SHORT EXERCISE :: Copy out each line of the data holding "Python".

TASK DATA ::

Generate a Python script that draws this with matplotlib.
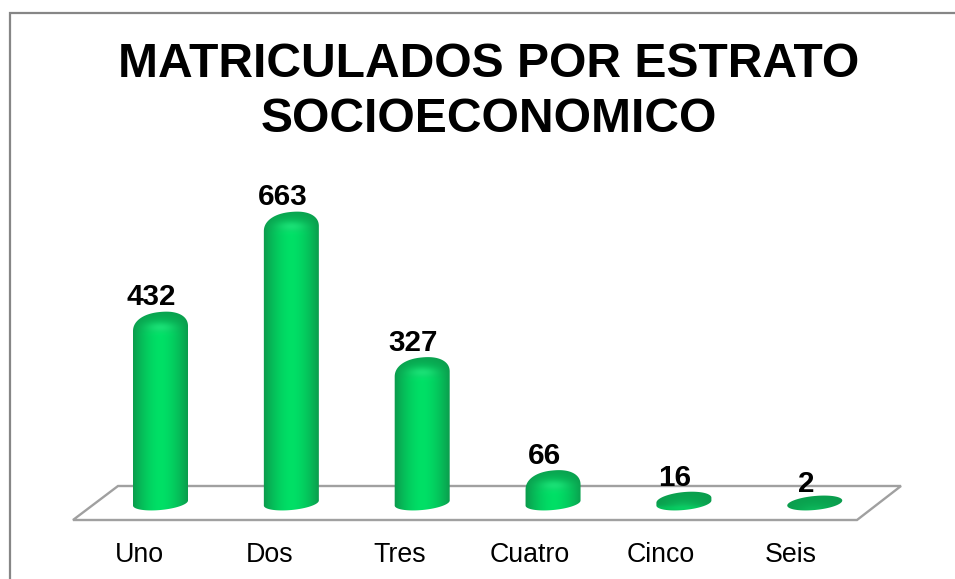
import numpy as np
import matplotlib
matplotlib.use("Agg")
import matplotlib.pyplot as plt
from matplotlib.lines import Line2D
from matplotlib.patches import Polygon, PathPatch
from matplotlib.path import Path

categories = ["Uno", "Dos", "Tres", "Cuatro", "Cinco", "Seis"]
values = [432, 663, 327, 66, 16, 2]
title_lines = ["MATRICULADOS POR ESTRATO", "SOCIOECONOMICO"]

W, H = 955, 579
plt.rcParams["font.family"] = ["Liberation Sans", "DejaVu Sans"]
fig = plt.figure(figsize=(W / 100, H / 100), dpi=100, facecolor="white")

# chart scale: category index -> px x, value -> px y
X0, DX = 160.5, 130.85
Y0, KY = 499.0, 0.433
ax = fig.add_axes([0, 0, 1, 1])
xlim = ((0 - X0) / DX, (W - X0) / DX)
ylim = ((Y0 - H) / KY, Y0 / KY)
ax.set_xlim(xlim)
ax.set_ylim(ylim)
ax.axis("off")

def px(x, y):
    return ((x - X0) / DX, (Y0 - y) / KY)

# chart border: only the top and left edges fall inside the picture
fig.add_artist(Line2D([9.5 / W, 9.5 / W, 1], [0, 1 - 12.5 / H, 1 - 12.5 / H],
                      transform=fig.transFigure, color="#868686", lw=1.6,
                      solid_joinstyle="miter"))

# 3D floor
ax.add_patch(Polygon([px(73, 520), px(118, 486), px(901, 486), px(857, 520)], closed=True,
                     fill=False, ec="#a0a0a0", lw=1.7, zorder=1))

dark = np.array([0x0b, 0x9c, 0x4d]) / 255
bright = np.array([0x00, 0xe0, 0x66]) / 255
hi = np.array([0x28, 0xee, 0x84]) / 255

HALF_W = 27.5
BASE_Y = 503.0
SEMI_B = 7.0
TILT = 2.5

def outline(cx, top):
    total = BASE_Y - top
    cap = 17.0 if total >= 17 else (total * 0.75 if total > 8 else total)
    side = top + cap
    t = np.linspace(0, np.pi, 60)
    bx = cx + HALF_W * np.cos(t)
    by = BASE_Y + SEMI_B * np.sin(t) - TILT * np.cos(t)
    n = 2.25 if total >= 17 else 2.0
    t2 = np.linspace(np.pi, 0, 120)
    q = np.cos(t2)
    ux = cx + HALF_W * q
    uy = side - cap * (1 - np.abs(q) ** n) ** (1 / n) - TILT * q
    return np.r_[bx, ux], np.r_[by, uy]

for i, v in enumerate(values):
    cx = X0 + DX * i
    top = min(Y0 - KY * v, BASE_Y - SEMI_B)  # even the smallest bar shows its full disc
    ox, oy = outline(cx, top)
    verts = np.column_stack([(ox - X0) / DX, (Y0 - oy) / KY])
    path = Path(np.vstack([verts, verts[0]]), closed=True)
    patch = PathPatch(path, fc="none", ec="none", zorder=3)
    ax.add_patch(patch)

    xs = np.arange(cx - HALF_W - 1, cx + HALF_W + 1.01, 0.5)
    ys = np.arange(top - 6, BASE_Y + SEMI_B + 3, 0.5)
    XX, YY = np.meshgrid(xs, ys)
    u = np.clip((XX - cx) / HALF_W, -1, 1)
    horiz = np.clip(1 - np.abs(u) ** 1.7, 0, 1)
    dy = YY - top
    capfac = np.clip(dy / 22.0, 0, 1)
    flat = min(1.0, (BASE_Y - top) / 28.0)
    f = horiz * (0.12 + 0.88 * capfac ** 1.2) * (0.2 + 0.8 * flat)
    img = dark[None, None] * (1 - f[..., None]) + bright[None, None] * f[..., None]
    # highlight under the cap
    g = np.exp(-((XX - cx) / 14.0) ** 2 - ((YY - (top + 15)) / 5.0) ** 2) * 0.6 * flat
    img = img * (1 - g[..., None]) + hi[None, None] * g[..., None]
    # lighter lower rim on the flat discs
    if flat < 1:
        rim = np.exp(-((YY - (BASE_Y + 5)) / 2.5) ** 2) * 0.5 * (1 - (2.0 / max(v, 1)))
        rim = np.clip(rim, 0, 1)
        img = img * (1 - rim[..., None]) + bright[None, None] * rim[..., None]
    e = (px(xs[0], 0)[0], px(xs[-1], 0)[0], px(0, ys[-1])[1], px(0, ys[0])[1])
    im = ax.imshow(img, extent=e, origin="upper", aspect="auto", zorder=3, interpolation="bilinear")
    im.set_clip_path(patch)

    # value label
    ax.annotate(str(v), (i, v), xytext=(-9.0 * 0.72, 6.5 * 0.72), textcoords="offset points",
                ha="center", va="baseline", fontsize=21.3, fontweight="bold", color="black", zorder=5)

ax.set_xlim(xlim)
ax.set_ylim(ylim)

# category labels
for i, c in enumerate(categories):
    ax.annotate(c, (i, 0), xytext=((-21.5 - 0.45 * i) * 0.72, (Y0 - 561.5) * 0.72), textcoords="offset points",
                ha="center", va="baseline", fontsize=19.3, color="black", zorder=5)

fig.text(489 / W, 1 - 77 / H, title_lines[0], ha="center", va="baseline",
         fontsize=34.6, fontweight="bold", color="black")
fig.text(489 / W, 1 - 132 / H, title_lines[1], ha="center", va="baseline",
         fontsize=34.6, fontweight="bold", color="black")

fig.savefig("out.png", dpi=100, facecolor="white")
* * *
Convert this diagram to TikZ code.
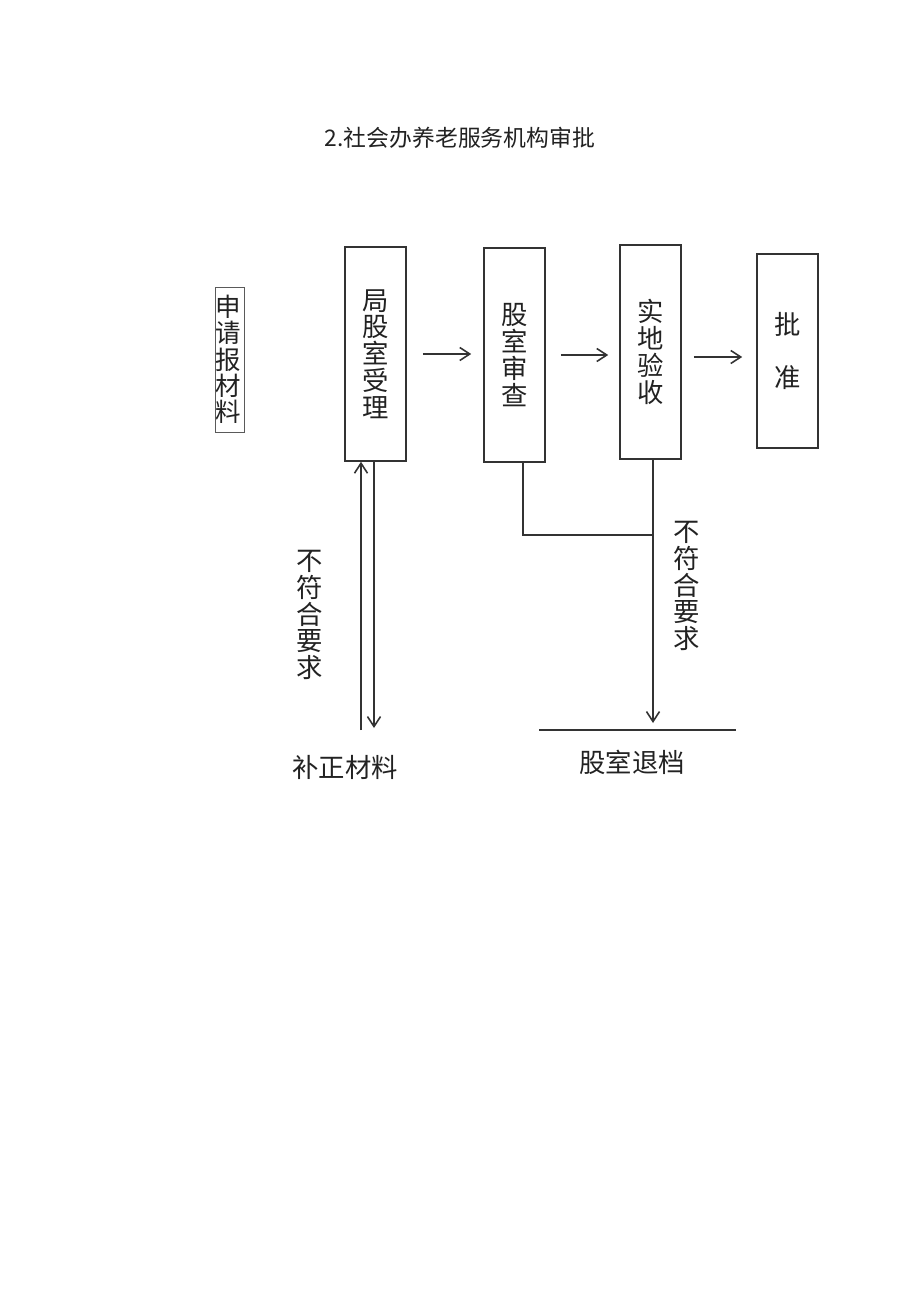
---
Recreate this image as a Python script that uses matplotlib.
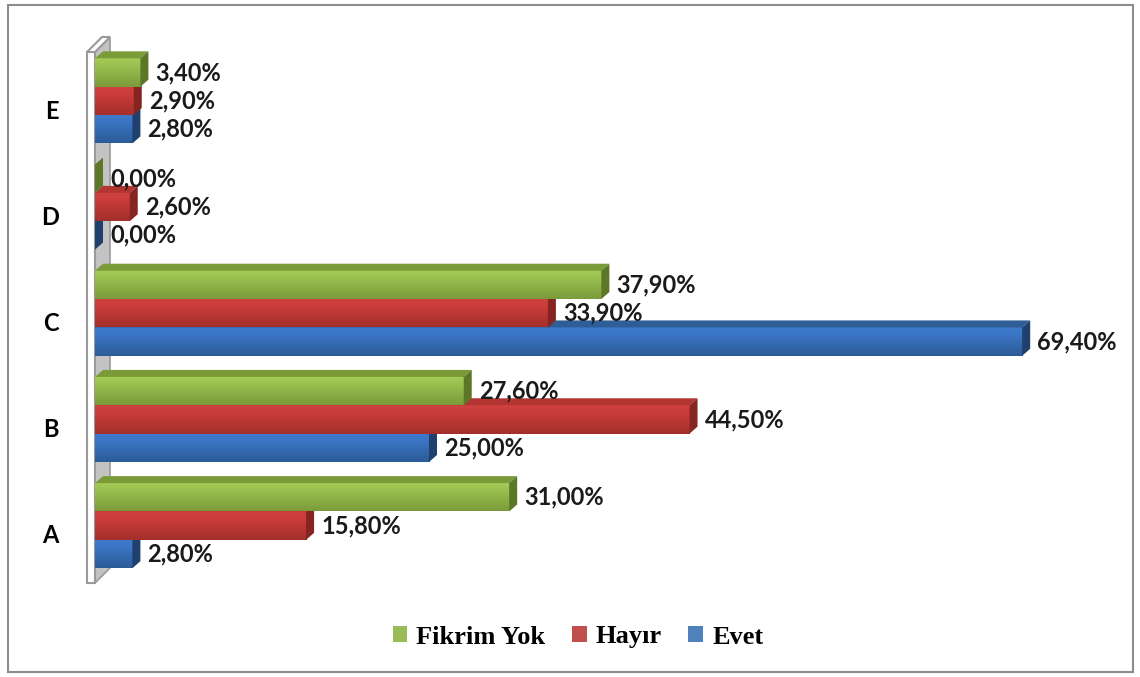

TASK ANSWER ::
Generate a Python script that draws this with matplotlib.
Recreate this image as a Python script that uses matplotlib.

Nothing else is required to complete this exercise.